At the same time, mergers and buyouts have created huge conglomerates that are heavily indebted to the banks--and driven to seek further profits. The move to restructure, which includes closing stores and laying off workers, partly arises out of this.

Restructuring also includes searching for ways to squeeze further profits out of production workers. More and more frequently, that search leads to the countries that have been impoverished by imperialist exploitation.

Garment factories in the United States close as retailers opt for the bigger bucks to be had off the backs of super- oppressed workers in other countries.

Who work as much as 20 hours a da. For under a dollar a day. In sweatshops that are either owned by or under contract to big U.S. firms.

CROSS-BORDER SOLIDARITY

It would seem, then, that the target of a campaign against sweatshops would have to be the garment industry, the bosses whose search for profit creates these hellish horror shops. That target would at least include the manufacturers, name- brand and no-name labels, retail stores, and banks.

To serve labor's interests--and to be effective--a drive against sweatshops would also have to emphasize international worker solidarity. It would bring U.S. unions into joint action with their counterparts in Mexico, the Philippines, Indonesia, etc., in a fight for the common interests of workers in all these countries.

The National Labor Committee and UNITE are moving in the right direction: multinational and cross-border organizing.

UNITE has opened "Worker Justice Centers" on both coasts, focusing on organizing immigrant workers. According to reports in its newspaper, UNITE is also working to deepen ties and build support for unions in Central America and Asia.

Furthermore, the U.S. union seems to have dropped the jingoistic "buy American" slogan that pitted workers here against those in other countries.

All these are very positive developments. The NLC and UNITE should be commended.

It's also constructive to educate shoppers and urge them to seek out garments with a union label, as NLC/UNITE literature does. However, with its heavy emphasis on the role of the consumer, the campaign stops short.

It leaves the real culprits largely off the hook. Consumers, after all, don't exploit sweatshop employees.

Owners do.

TIME FOR A REAL FIGHT

UNITE's proposal for a "National Partnership for Responsibility"--a partnership among the unions, the government and the garment industry--is off the mark. So is applause for Labor Secretary Robert Reich's "good guys" list of designers and retail chains that have signed a pledge on their honor not to do business with sweatshops.

The business class has no honor. It can't and won't police itself to stop doing what it is driven to do--increase profits by heightening worker exploitation.

Labor and capital can never be "partners." Their interests are diametrically opposed.

The government is not a neutral player, either. In the war between the classes it serves only one master: the ruling class.

That's not just a general principle. Reich and the Clinton administration have proved it repeatedly in practice--from letting anti-scab legislation die on the vine to proposing easing restrictions on company unions.

Nevertheless, the enemy class can be moved. Better conditions for garment workers could prove to be in the bosses' interest--if labor action convinces them of it.
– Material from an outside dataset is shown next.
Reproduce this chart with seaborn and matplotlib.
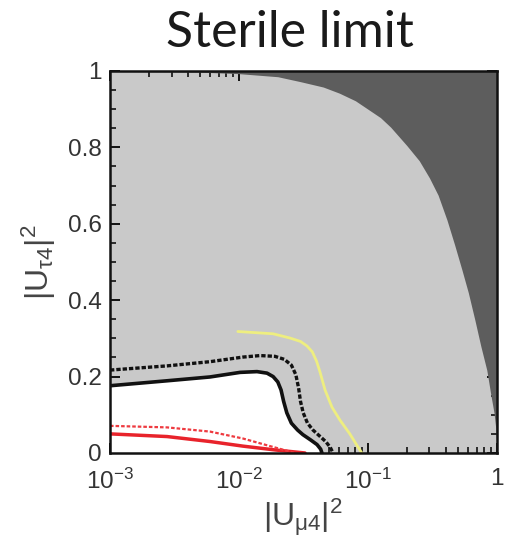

Unfortunately unions in this country won't identify the real source of the sweatshop system--capitalism. Even so, though, they can step up the struggle and go after the profit-hungry companies that are profiting from workers' misery.

The new AFL-CIO leadership has promised to back militant fights to defend workers' rights. Why not take them up on it?

Why not mobilize workers, students and youth, and communities in a real partnership to wage a hard-hitting national battle that really ups the ante and goes on the offensive to end sweatshops once and for all?